Alfonso Ciaccone. (dates?) Nephew of Alonso Chacón. Upon the latter’s death, Chacón’s assets passed to the Holy See, at which time Pope Clement VIII granted Ciaccone the deed to all his uncle’s assets. R. Lanciani, Storia degli scavi, IV 367 (1912). Ciaccone’s petition to Pope Clement VII for printing privileges of the present work, as well as Ciaccone’s dedication to Clement VIII of the work, suggest that Ciaccone also inherited his uncle’s debts. Of the large number of Chacón’s unprinted manuscripts, Ciaccone published the less editorially complex ones and sold the others. “Chacón, Alonso”, Dizionario Biografico degli Italiani, Silvia Grassi Fiorentino, (1980).

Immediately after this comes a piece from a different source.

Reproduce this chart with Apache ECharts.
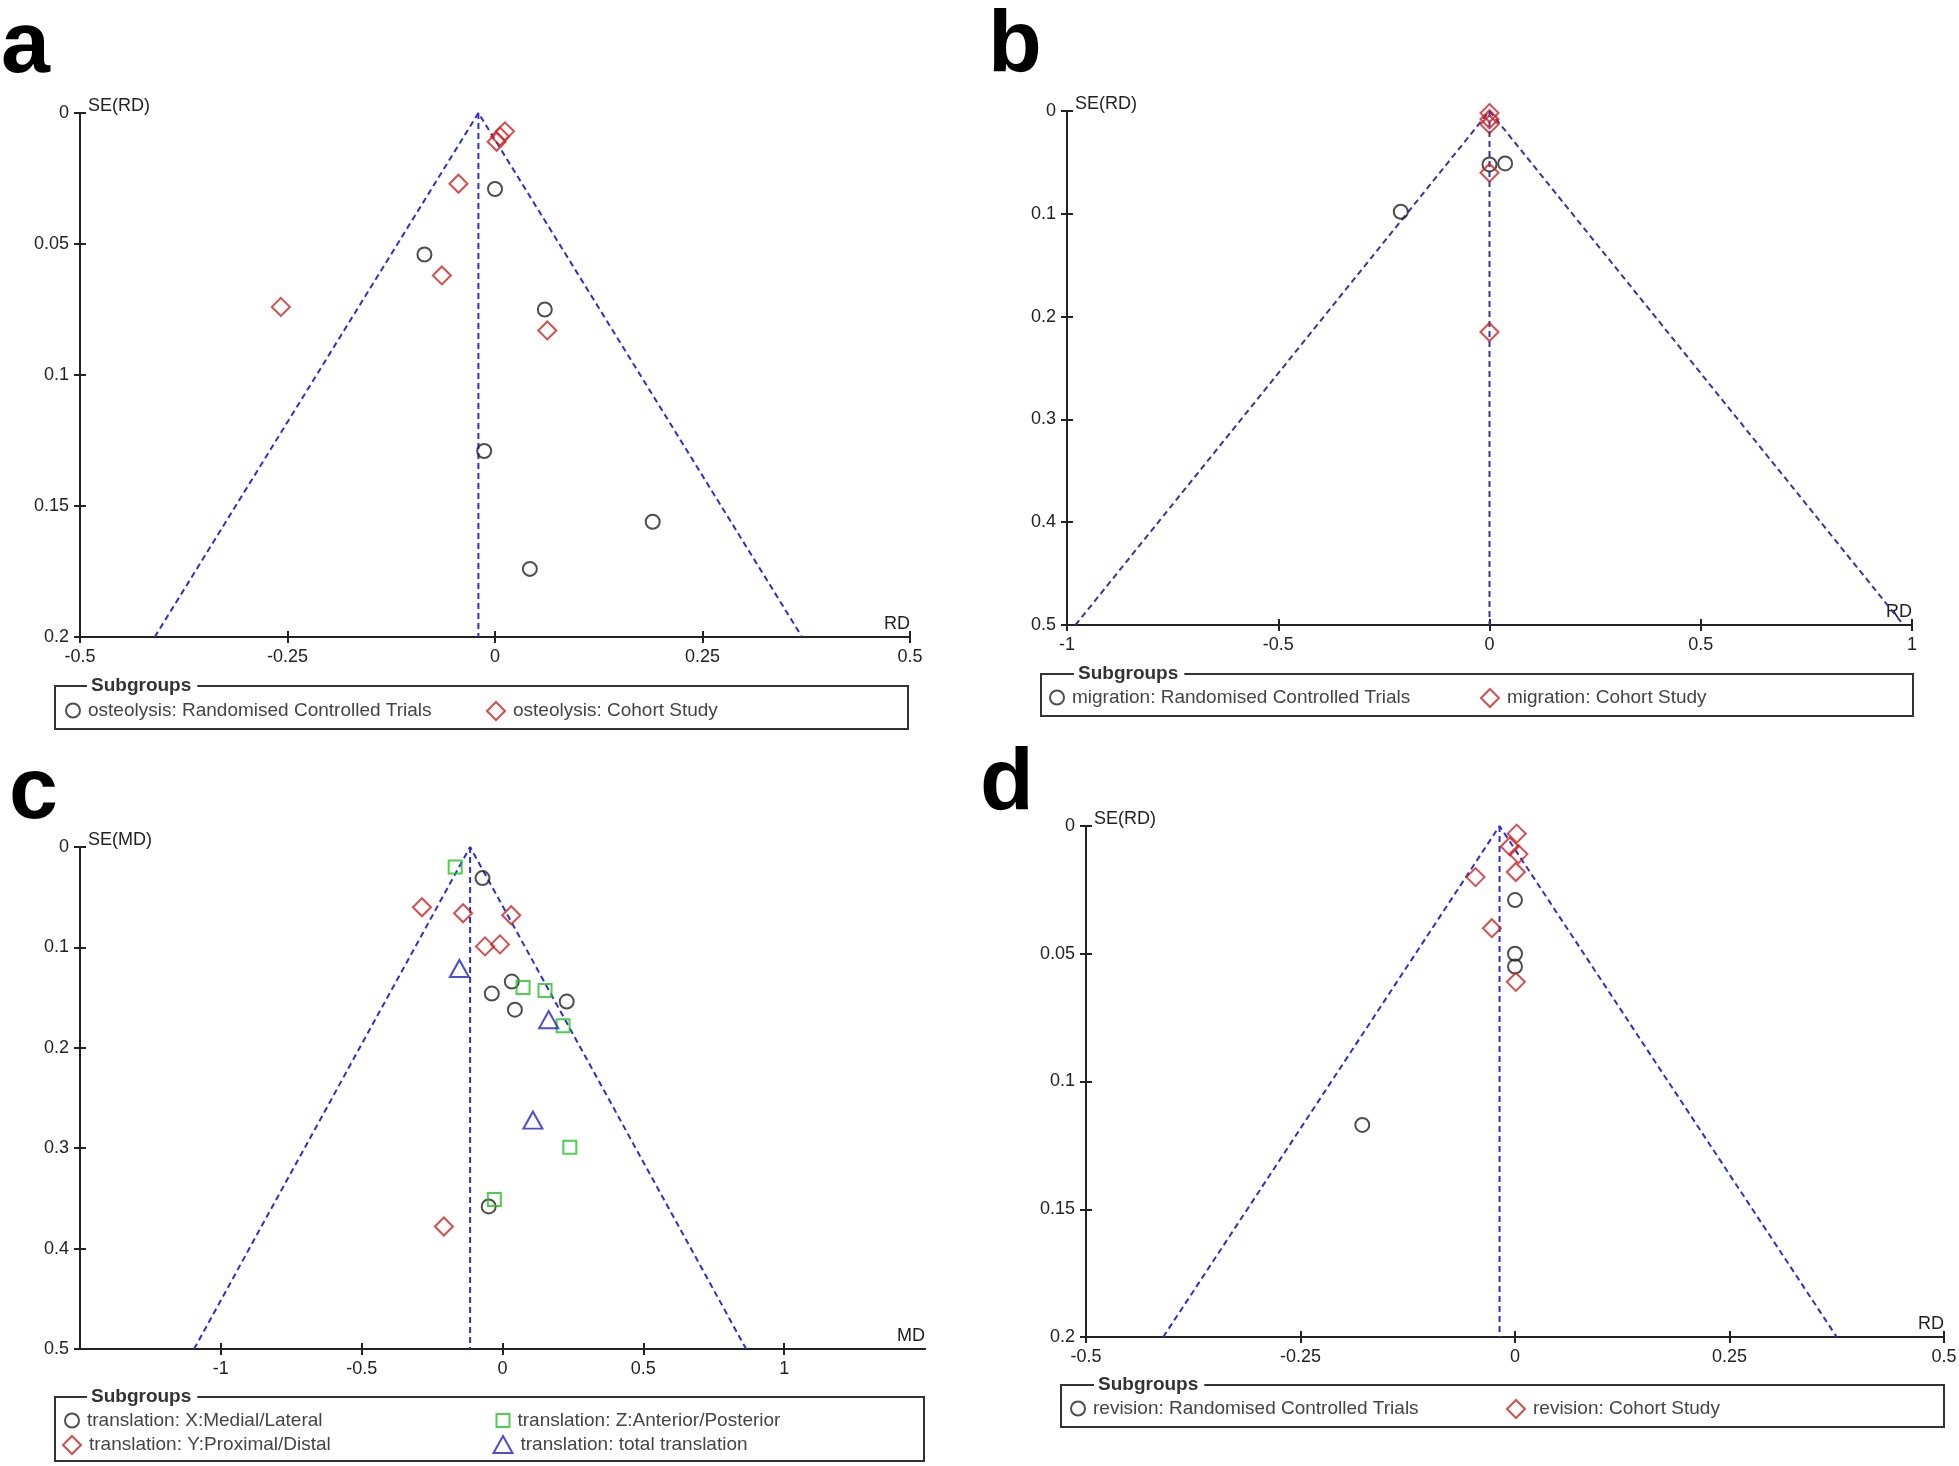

Alonso [or Alfonso] Chacón (1530-1599). Born in Spain, Chacón studied architecture and theology and worked with Ambrosio de Morales on an Andalusian history which Morales used for the drafting of Las Antigüedades de las Ciudades de España. In 1566, he earned a doctorate in theology from the University of Seville and was called to Rome by Pius V to serve as a minor confessor, but was dismissed from this role when Pius V reformed the three colleges of the confessors. In 1569 Chacón was named a master of the Order of the Preachers. An expert on ecclesiastical history and Christian antiquities, Chacón wrote several histories, the most famous of which is this volume on the Lives and Works of the Popes. Several of his works were unpublished at the time of his death in 1599, many of which were published posthumously by his nephew Alfonso Ciaccone. “Alfonso Chacón”, Treccani Enciclopedia Italiana, Pio Paschini, (1931); “Chacón, Alonso”, Dizionario Biografico degli Italiani, Silvia Grassi Fiorentino, (1980).
Francisco de Cabrera Morales (1564-1614) completed Chacón’s Lives of the Popes. He was born in Brozas Spain and studied Greek and Latin at the University of Salamanca where he was ordained a priest. Following his studies, he left for Rome where he worked as a theologian for the Spanish Cardinal Pedro de Deza. Cabrera was renowned as a scholar in Greek, Latin, and Roman antiquities. “Francisco de Cabrera Morales”, Diccionario Biogràfico Electronico de la Real Academia de la Historia.